▶ _Task instructions_: Leave out the pictures, and retype only the lines from the beginning of the material through the line that contains "from matplotlib.transforms import", including both.

--- BEGIN Supplied data ---

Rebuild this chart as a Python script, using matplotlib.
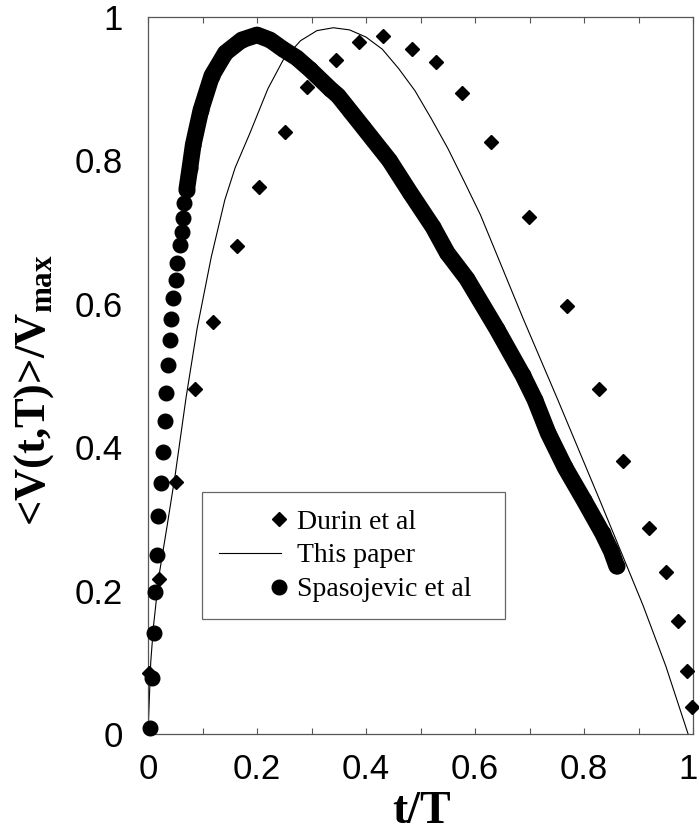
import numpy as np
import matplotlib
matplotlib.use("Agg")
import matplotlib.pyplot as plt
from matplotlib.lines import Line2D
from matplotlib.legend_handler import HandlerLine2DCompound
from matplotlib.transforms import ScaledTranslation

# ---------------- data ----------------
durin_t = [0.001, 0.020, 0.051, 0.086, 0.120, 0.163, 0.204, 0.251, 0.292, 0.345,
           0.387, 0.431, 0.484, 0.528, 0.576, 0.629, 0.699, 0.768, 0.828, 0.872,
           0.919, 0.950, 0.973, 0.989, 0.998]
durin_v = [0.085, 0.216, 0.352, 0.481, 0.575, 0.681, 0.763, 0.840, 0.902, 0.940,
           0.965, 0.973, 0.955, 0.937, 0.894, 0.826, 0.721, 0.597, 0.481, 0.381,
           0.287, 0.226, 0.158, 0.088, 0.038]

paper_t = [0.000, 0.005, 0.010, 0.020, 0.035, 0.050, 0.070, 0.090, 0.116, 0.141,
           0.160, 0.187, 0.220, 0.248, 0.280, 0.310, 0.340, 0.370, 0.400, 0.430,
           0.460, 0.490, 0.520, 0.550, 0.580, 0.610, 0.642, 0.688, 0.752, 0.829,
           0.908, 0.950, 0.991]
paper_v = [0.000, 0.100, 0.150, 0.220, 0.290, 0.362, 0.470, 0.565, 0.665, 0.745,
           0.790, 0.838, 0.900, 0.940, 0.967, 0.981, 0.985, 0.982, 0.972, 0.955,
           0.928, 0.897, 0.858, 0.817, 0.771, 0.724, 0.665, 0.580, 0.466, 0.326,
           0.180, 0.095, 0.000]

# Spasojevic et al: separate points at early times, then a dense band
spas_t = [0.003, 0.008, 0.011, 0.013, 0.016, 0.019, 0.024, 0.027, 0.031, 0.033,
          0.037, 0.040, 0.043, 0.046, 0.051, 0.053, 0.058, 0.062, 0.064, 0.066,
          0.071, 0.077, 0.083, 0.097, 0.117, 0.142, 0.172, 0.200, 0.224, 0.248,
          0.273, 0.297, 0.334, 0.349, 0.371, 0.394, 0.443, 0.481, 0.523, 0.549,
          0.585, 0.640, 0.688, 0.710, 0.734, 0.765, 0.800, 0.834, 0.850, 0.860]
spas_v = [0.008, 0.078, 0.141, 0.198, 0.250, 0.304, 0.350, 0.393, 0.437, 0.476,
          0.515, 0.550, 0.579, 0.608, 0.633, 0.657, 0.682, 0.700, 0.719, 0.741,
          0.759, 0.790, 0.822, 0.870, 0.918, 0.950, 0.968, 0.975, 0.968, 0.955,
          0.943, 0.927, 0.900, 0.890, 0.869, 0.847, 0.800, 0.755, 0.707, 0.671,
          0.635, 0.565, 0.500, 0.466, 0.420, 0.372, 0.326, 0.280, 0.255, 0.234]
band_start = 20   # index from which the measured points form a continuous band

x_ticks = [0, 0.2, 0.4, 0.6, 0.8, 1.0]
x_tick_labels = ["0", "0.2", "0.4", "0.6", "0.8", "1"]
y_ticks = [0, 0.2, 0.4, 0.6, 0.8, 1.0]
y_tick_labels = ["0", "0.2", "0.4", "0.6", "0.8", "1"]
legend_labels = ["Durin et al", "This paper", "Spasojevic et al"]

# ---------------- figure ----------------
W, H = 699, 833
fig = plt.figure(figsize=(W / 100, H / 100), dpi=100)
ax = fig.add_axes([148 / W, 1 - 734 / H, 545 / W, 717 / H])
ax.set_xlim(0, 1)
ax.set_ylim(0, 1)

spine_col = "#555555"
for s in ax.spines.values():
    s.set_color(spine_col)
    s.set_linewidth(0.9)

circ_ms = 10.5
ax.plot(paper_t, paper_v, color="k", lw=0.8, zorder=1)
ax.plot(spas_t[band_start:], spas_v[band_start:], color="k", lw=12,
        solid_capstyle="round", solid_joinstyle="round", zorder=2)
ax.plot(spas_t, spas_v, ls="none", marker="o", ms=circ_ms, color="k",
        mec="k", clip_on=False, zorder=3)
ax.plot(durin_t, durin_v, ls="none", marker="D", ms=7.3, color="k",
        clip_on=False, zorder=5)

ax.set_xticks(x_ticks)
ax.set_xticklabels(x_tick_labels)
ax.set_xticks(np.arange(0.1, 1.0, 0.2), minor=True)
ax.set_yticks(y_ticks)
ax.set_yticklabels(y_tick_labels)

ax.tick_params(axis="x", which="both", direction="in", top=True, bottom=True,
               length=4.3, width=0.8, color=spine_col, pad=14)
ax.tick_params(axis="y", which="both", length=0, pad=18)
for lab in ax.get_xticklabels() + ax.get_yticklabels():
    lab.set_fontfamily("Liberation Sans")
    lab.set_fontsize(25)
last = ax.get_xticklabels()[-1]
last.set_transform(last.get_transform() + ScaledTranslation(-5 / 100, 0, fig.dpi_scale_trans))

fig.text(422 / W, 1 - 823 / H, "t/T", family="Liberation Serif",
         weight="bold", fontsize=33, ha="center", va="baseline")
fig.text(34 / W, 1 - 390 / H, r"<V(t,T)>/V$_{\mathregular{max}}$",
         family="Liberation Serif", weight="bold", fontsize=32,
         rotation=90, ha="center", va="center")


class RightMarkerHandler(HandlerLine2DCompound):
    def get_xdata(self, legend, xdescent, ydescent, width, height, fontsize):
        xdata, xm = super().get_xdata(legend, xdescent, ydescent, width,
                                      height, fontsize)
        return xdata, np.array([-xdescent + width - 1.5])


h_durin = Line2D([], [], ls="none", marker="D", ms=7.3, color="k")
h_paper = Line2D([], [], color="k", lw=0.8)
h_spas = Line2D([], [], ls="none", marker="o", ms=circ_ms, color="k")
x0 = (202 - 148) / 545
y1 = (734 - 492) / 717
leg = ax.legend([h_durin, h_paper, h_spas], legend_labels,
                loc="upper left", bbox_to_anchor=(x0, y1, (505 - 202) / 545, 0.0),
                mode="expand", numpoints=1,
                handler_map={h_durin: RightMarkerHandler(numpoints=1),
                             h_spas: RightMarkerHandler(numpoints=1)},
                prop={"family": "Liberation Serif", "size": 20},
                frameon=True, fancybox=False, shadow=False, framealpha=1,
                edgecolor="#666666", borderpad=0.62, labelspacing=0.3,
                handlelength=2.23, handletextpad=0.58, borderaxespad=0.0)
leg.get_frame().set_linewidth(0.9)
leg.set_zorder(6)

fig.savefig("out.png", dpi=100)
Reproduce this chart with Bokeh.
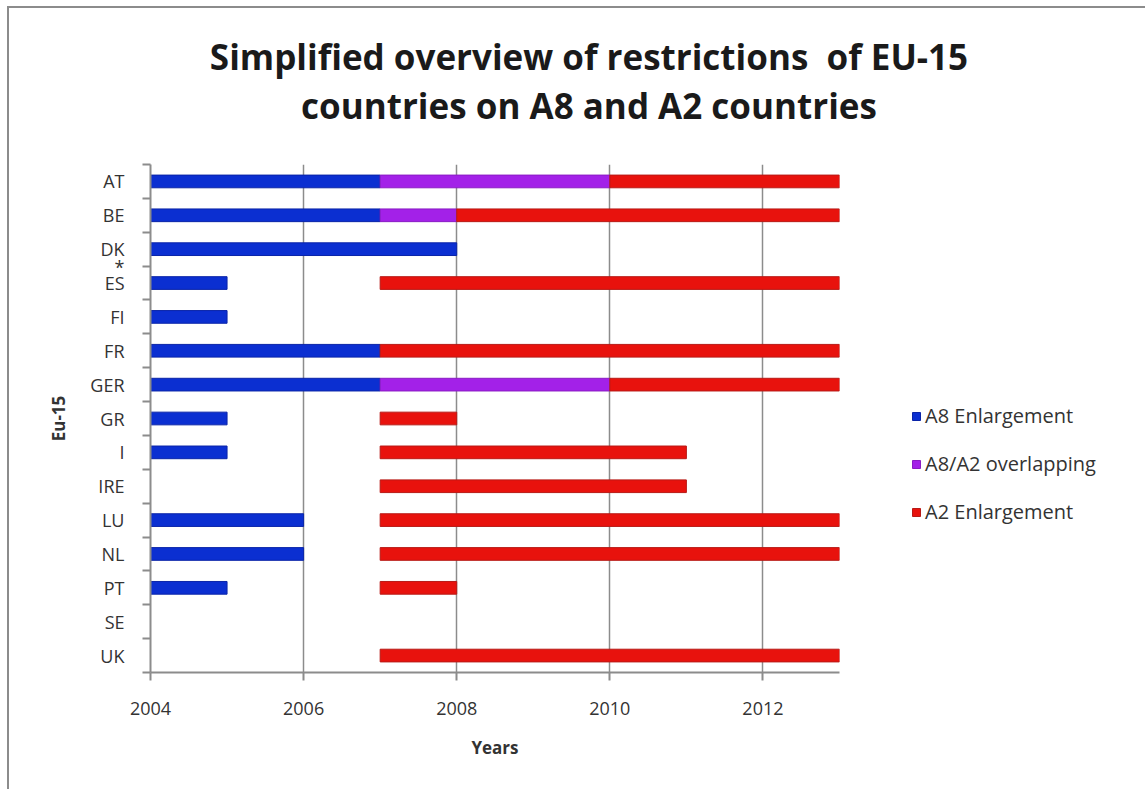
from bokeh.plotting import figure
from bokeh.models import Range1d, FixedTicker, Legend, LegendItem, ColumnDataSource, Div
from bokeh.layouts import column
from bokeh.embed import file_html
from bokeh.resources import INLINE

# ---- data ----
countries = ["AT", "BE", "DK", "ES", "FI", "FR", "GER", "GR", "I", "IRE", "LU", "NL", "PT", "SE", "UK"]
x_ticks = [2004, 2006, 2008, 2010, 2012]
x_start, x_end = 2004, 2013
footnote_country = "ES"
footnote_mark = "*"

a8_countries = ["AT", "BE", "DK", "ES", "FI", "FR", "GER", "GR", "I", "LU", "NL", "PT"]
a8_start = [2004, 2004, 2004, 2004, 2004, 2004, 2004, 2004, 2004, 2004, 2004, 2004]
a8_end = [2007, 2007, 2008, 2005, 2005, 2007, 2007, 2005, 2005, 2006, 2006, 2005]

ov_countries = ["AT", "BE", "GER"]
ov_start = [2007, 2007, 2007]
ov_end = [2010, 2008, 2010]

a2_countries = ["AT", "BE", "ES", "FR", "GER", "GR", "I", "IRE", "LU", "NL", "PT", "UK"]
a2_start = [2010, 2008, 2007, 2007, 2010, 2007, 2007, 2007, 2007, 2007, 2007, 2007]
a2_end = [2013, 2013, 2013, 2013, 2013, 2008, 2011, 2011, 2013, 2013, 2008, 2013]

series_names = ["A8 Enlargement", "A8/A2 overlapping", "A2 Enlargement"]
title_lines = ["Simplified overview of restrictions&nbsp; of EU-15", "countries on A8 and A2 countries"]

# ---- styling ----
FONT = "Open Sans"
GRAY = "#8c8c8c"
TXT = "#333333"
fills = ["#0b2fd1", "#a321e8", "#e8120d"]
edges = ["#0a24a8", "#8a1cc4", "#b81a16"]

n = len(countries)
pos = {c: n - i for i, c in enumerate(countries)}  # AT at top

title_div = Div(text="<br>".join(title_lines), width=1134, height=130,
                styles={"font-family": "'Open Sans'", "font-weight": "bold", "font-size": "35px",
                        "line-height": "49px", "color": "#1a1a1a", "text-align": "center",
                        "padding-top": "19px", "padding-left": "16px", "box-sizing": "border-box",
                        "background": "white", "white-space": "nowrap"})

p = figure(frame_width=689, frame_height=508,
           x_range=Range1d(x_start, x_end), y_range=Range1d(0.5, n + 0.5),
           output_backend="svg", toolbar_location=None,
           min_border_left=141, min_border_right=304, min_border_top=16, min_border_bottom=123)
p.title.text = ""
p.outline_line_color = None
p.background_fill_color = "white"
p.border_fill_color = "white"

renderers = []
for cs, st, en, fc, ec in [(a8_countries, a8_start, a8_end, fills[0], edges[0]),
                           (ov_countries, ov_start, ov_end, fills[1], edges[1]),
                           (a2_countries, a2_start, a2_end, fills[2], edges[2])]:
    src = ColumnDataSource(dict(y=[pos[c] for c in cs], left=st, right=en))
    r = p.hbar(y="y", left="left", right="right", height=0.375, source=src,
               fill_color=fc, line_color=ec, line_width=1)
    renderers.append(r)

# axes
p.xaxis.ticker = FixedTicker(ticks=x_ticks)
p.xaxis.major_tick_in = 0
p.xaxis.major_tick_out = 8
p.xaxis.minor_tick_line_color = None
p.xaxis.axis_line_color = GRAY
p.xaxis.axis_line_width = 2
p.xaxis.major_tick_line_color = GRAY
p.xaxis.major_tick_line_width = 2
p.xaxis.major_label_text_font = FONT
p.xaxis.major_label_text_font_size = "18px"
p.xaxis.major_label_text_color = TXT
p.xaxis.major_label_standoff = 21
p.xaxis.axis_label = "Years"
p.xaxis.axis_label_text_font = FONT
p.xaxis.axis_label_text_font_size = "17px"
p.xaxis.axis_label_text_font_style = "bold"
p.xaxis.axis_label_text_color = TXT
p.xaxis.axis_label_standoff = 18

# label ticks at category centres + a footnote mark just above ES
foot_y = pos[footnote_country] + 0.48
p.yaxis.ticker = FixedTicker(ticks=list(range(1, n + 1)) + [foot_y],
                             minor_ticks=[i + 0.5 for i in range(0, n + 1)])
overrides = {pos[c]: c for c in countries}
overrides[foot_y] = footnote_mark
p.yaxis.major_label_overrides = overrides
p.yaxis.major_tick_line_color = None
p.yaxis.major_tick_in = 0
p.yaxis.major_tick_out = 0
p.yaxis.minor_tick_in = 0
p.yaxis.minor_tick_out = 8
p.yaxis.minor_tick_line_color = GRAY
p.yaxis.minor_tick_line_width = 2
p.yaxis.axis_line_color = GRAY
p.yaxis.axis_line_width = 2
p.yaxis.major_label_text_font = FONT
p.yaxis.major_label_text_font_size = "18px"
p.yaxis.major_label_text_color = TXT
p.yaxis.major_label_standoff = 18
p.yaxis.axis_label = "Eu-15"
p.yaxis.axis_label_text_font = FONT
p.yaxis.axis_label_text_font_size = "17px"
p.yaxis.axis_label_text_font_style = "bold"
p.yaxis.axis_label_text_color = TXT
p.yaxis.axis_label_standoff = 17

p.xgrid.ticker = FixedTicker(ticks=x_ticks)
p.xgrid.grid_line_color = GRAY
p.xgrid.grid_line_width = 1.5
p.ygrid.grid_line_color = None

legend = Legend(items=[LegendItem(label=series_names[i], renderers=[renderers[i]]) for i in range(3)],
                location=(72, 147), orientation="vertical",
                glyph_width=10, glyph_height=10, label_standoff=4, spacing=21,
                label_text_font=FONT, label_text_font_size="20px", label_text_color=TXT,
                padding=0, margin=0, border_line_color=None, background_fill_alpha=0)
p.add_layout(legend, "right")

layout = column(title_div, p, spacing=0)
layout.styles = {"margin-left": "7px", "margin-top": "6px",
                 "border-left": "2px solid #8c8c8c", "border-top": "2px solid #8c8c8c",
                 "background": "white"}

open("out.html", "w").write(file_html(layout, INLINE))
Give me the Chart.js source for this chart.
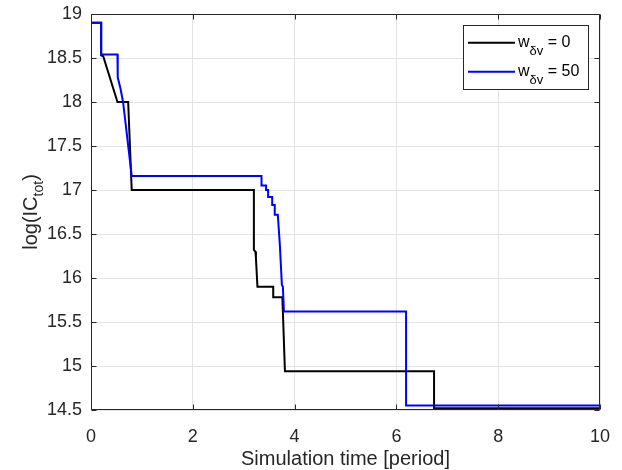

--- END Supplied data ---

▶ _Expected answer_:
Rebuild this chart as a Python script, using matplotlib.
import numpy as np
import matplotlib
matplotlib.use("Agg")
import matplotlib.pyplot as plt
from matplotlib.lines import Line2D
from matplotlib.legend_handler import HandlerLine2DCompound
from matplotlib.transforms import ScaledTranslation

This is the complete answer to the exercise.